Die Menschen, die die Ausgabestellen aufsuchen, sind vor allem eines: arm. Hartz-IV-Bezieher, Niedriglöhner, Migranten, Rentner, kinderreiche Familien und neuerdings auch Geflüchtete. Rund 280 000 Flüchtlinge werden derzeit von den Tafeln mitversorgt.
Nicht immer lief das in der Vergangenheit problemlos. Wegen kultureller Unterschiede und Sprachproblemen habe es manchmal Anlaufschwierigkeiten gegeben, so Brühl. Syrische Männer etwa hätten Probleme damit gehabt, Hilfe von Frauen anzunehmen. Zudem seien bestimmte Lebensmittel für einige Gruppen ungeeignet.
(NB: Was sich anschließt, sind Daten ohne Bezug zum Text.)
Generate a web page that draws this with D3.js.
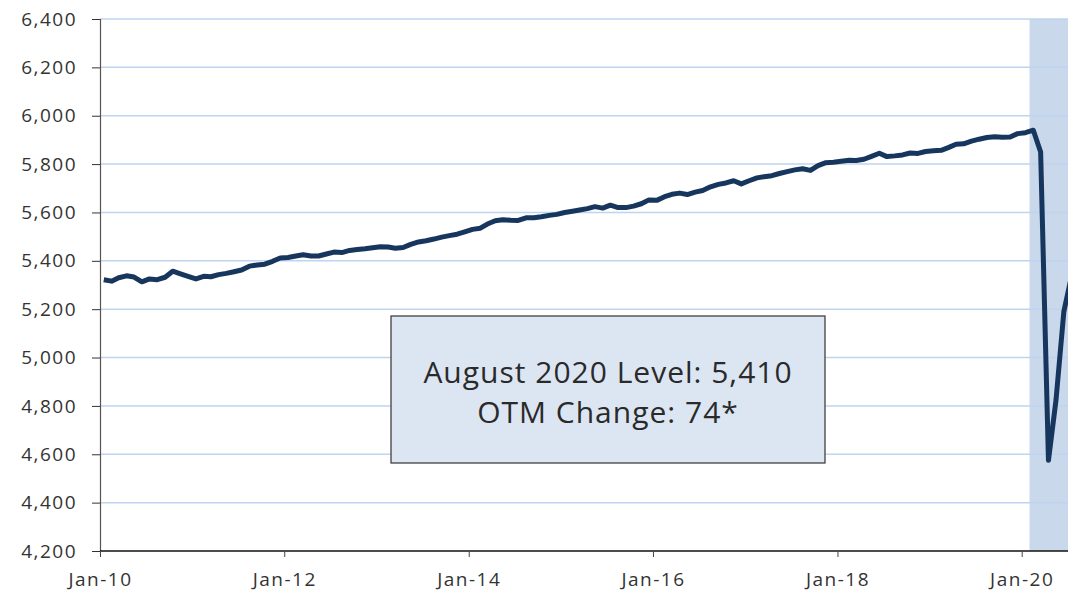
<!DOCTYPE html>
<html>
<head>
<meta charset="utf-8">
<script src="https://cdn.jsdelivr.net/npm/d3@7"></script>
<style>
  body { margin: 0; background: #fff; }
  svg { display: block; font-family: "Open Sans", sans-serif; }
</style>
</head>
<body>
<svg id="chart"></svg>
<script>
// monthly level, Jan 2010 .. Aug 2020 (thousands)
var startMonth = "2010-01";
var levels2010 = [5322, 5316, 5330, 5338, 5333, 5313, 5325, 5322, 5332, 5357, 5346, 5336];
var levels2011 = [5325, 5336, 5334, 5343, 5348, 5355, 5362, 5378, 5383, 5386, 5398, 5412];
var levels2012 = [5414, 5420, 5425, 5420, 5420, 5428, 5436, 5434, 5443, 5447, 5450, 5454];
var levels2013 = [5458, 5457, 5452, 5455, 5468, 5478, 5483, 5490, 5498, 5504, 5510, 5520];
var levels2014 = [5530, 5535, 5552, 5566, 5570, 5568, 5567, 5578, 5578, 5582, 5588, 5592];
var levels2015 = [5600, 5605, 5610, 5616, 5624, 5618, 5630, 5620, 5620, 5626, 5636, 5652];
var levels2016 = [5650, 5665, 5675, 5680, 5674, 5684, 5691, 5706, 5716, 5722, 5731, 5718];
var levels2017 = [5731, 5743, 5748, 5752, 5761, 5769, 5776, 5781, 5774, 5794, 5806, 5808];
var levels2018 = [5812, 5816, 5815, 5820, 5832, 5845, 5831, 5834, 5838, 5846, 5844, 5852];
var levels2019 = [5855, 5857, 5868, 5882, 5884, 5895, 5903, 5910, 5913, 5911, 5912, 5926];
var levels2020 = [5930, 5940, 5850, 4575, 4825, 5190, 5335, 5410];

var yTicks = [4200, 4400, 4600, 4800, 5000, 5200, 5400, 5600, 5800, 6000, 6200, 6400];
var xTickLabels = ["Jan-10", "Jan-12", "Jan-14", "Jan-16", "Jan-18", "Jan-20"];
var recessionStart = "2020-02";
var boxLines = ["August 2020 Level: 5,410", "OTM Change: 74*"];

var screen = { width: 1068, height: 593 };
var margins = { top: 19, left: 100, bottom: 42 };

var svg = d3.select("#chart")
  .attr("width", screen.width)
  .attr("height", screen.height);

var parseMonth = d3.timeParse("%Y-%m");
var parseLabel = d3.timeParse("%b-%y");

var allLevels = [].concat(levels2010, levels2011, levels2012, levels2013, levels2014,
  levels2015, levels2016, levels2017, levels2018, levels2019, levels2020);
var data = allLevels.map(function(v, i) {
  var d = d3.timeMonth.offset(parseMonth(startMonth), i);
  return { date: d, mid: d3.timeDay.offset(d, 15), value: v };
});

var plotBottom = screen.height - margins.bottom;

// Jan-10 .. Jan-20 spans 1021.7 - 100 px, plot runs off the right edge
var xScale = d3.scaleTime()
  .domain([parseLabel("Jan-10"), parseLabel("Jan-20")])
  .range([margins.left, 1021.7]);
var yScale = d3.scaleLinear()
  .domain([4200, 6400])
  .range([plotBottom, margins.top]);

// recession shading
var recX = xScale(parseMonth(recessionStart));
svg.append("rect")
  .attr("x", recX)
  .attr("y", margins.top)
  .attr("width", screen.width - recX)
  .attr("height", plotBottom - margins.top)
  .attr("fill", "#c9d8eb");

// gridlines
svg.append("g").classed("grid", true)
  .selectAll("line")
  .data(yTicks.filter(function(t) { return t > 4200; }))
  .enter()
  .append("line")
  .attr("x1", margins.left)
  .attr("x2", screen.width)
  .attr("y1", function(d) { return yScale(d); })
  .attr("y2", function(d) { return yScale(d); })
  .attr("stroke", "#bfd4ef")
  .attr("stroke-width", 1.5);

// axes
var yAxis = d3.axisLeft(yScale)
  .tickValues(yTicks)
  .tickFormat(d3.format(","))
  .tickSize(8)
  .tickPadding(15);
var yG = svg.append("g").classed("yAxis", true)
  .attr("transform", "translate(" + margins.left + ",0)")
  .call(yAxis);
yG.select(".domain").attr("stroke", "#555").attr("stroke-width", 1.2);
yG.selectAll(".tick line").attr("stroke", "#333");

var xAxis = d3.axisBottom(xScale)
  .tickValues(xTickLabels.map(function(s) { return parseLabel(s); }))
  .tickFormat(d3.timeFormat("%b-%y"))
  .tickSize(6)
  .tickPadding(16);
var xG = svg.append("g").classed("xAxis", true)
  .attr("transform", "translate(0," + plotBottom + ")")
  .call(xAxis);
xG.select(".domain").attr("d", "M" + margins.left + ",0H" + screen.width)
  .attr("stroke", "#111").attr("stroke-width", 1.5);
xG.selectAll(".tick line").attr("stroke", "#444");

svg.selectAll(".tick text")
  .attr("font-size", 19)
  .attr("letter-spacing", "1.5px")
  .attr("fill", "#333")
  .attr("font-family", "'Open Sans', sans-serif");

// the line
var line = d3.line()
  .x(function(d) { return xScale(d.mid); })
  .y(function(d) { return yScale(d.value); });

svg.append("path")
  .datum(data)
  .attr("d", line)
  .attr("fill", "none")
  .attr("stroke", "#17365d")
  .attr("stroke-width", 5)
  .attr("stroke-linejoin", "round");

// annotation box
var box = svg.append("g").classed("note", true);
box.append("rect")
  .attr("x", 391)
  .attr("y", 316)
  .attr("width", 434)
  .attr("height", 147)
  .attr("fill", "#dce6f2")
  .attr("stroke", "#333")
  .attr("stroke-width", 1.2);
box.selectAll("text")
  .data(boxLines)
  .enter()
  .append("text")
  .attr("x", 608)
  .attr("y", function(d, i) { return 383 + i * 40; })
  .attr("text-anchor", "middle")
  .attr("font-size", 30)
  .attr("letter-spacing", "1px")
  .attr("fill", "#2a2a2a")
  .text(function(d) { return d; });
</script>
</body>
</html>
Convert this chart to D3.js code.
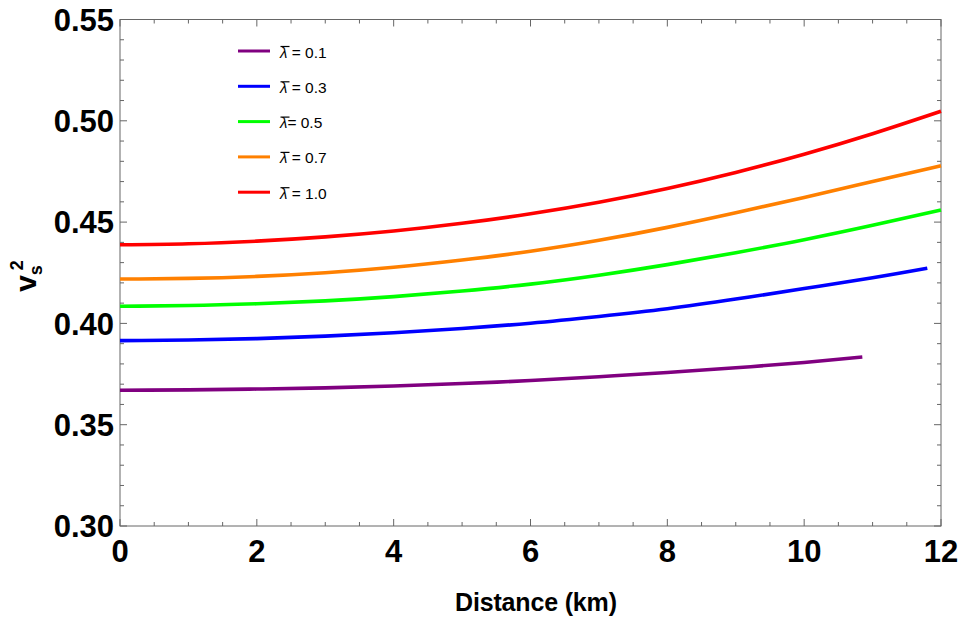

So verbieten die islamischen Speisevorschriften den Konsum von Schweinefleisch.
Auch hätten viele Tafeln ihren neuen Kunden deutlich machen müssen, dass Tafeln keine staatlichen Einrichtungen seien und sie deshalb auch keinen Anspruch auf Lebensmittel hätten. Tatsächlich finanzieren sich die Tafeln von »privaten und privatwirtschaftlichen Spenden«, wie es beim Bundesverband heißt. Das Prinzip dahinter ist einfach: Die größtenteils ehrenamtlichen Helfer holen Lebensmittel, die in den Supermärkten oder Restaurants nicht mehr verkauft werden können, mit ebenfalls gespendeten Fahrzeugen ab und bringen diese zu den Ausgabestellen. Dort werden sie kostenlos oder gegen einen symbolischen Betrag verteilt. Etwa 40 Prozent der Tafeln werden von eingetragenen Vereinen betrieben, der Rest sind Projekte in Trägerschaft gemeinnütziger Organisationen wie Caritas, Arbeiterwohlfahrt oder Volkssolidarität.
»Unser Problem sind nicht die Flüchtlinge, sondern es ist die Armut«, stellte Brühl klar. Die Flüchtlinge kämen ja wegen der »mangelhaften Versorgung« in den Unterkünften. Bei denen, die in Wohnungen untergebracht seien, reiche die staatliche Unterstützung oft nicht aus - wie auch bei Hartz-IV-Empfängern, unterstrich der Vize-Vorstandsvorsitzende Kai Noack. Die Konkurrenz zwischen Flüchtlingen und »Altkunden« sei in den Tafeln aber längst nicht so stark, wie oft behauptet, sagte Brühl. Er kritisierte die »Versuche von außen, einen Keil zwischen die Ärmsten in diesem Land zu treiben«.
Sein Vorstandskollege Brühl sekundierte: »Tafeln sind zu einem zentralen Motor der Integration geworden«. So seien in 40 Prozent aller Einrichtungen mittlerweile Geflüchtete als ehrenamtliche Helfer oder Bundesfreiwillige tätig. Insgesamt würden die Tafeln von 60 000 Helfern unterstützt, so der Vorsitzende.
Brühl wandte sich dann auch direkt an die Politik: »Verliert die Regierung die Ärmsten weiter aus dem Blickfeld, droht der gesellschaftliche Unfriede.« Zwar leisteten Tafeln niederschwellige Soforthilfe: »Unsere Angebote dürfen seitens der Politik jedoch nicht länger überstrapaziert werden«, warnte Brühl.